- **PROBLEM REQUIREMENTS**:
Only the lines from the start of the data through the line containing "ax2 = fig.add_axes([0.591, 0.168, 0.309, 0.678])" should be written out, exactly as they are, with both ends included and the pictures left out.

- **DATASET SECTION**:
+ + +

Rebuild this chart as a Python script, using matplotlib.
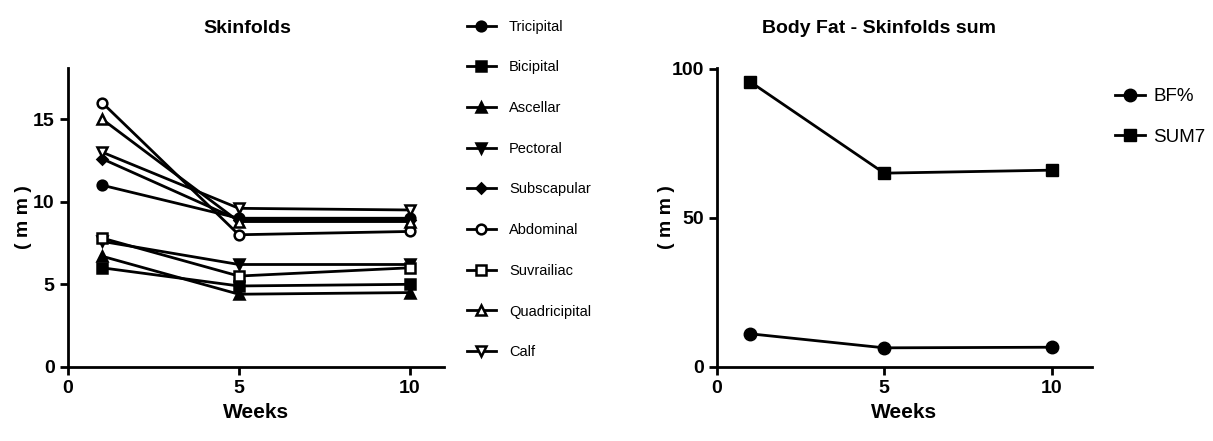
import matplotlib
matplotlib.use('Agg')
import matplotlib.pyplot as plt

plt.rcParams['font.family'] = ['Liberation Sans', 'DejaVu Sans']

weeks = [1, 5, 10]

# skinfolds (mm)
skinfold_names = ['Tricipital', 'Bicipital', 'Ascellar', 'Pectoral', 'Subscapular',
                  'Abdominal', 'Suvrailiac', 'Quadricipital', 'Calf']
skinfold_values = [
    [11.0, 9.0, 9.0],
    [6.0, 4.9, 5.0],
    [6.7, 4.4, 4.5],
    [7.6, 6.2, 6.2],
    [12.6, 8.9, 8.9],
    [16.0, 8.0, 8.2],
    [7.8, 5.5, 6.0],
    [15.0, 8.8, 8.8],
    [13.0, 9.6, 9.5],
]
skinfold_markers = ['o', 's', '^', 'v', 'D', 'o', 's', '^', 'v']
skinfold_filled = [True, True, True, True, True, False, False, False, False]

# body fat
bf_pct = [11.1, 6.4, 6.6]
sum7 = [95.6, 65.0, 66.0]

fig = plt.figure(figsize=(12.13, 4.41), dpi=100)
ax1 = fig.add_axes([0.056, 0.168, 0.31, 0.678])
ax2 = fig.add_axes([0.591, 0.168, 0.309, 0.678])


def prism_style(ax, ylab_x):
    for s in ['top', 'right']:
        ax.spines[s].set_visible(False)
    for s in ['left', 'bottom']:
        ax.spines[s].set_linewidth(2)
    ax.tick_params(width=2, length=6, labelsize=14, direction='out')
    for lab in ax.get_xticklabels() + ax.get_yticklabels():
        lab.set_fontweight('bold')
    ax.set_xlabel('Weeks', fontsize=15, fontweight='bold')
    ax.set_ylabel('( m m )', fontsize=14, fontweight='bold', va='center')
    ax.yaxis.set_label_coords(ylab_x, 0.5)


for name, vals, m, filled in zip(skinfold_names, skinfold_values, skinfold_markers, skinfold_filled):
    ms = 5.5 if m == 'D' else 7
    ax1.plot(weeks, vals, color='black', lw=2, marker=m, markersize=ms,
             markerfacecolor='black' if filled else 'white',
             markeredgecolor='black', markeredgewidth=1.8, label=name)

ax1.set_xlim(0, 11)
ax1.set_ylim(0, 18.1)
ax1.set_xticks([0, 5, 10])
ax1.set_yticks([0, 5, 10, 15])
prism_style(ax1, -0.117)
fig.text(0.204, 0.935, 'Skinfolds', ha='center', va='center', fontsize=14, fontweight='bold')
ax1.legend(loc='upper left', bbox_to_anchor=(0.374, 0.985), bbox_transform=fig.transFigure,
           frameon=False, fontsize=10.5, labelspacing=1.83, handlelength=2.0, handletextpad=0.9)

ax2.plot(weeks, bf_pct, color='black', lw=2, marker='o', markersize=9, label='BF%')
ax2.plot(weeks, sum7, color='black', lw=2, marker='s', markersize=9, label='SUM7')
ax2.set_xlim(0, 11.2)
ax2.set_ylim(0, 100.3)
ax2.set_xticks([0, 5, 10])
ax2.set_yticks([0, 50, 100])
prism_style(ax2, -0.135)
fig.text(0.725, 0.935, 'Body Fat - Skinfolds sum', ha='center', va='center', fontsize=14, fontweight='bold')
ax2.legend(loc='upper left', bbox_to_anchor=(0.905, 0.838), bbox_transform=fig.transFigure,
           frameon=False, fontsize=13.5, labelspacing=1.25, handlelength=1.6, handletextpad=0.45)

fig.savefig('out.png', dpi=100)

+ + +

- **EXERCISE RESPONSE**:
Rebuild this chart as a Python script, using matplotlib.
import matplotlib
matplotlib.use('Agg')
import matplotlib.pyplot as plt

plt.rcParams['font.family'] = ['Liberation Sans', 'DejaVu Sans']

weeks = [1, 5, 10]

# skinfolds (mm)
skinfold_names = ['Tricipital', 'Bicipital', 'Ascellar', 'Pectoral', 'Subscapular',
                  'Abdominal', 'Suvrailiac', 'Quadricipital', 'Calf']
skinfold_values = [
    [11.0, 9.0, 9.0],
    [6.0, 4.9, 5.0],
    [6.7, 4.4, 4.5],
    [7.6, 6.2, 6.2],
    [12.6, 8.9, 8.9],
    [16.0, 8.0, 8.2],
    [7.8, 5.5, 6.0],
    [15.0, 8.8, 8.8],
    [13.0, 9.6, 9.5],
]
skinfold_markers = ['o', 's', '^', 'v', 'D', 'o', 's', '^', 'v']
skinfold_filled = [True, True, True, True, True, False, False, False, False]

# body fat
bf_pct = [11.1, 6.4, 6.6]
sum7 = [95.6, 65.0, 66.0]

fig = plt.figure(figsize=(12.13, 4.41), dpi=100)
ax1 = fig.add_axes([0.056, 0.168, 0.31, 0.678])
ax2 = fig.add_axes([0.591, 0.168, 0.309, 0.678])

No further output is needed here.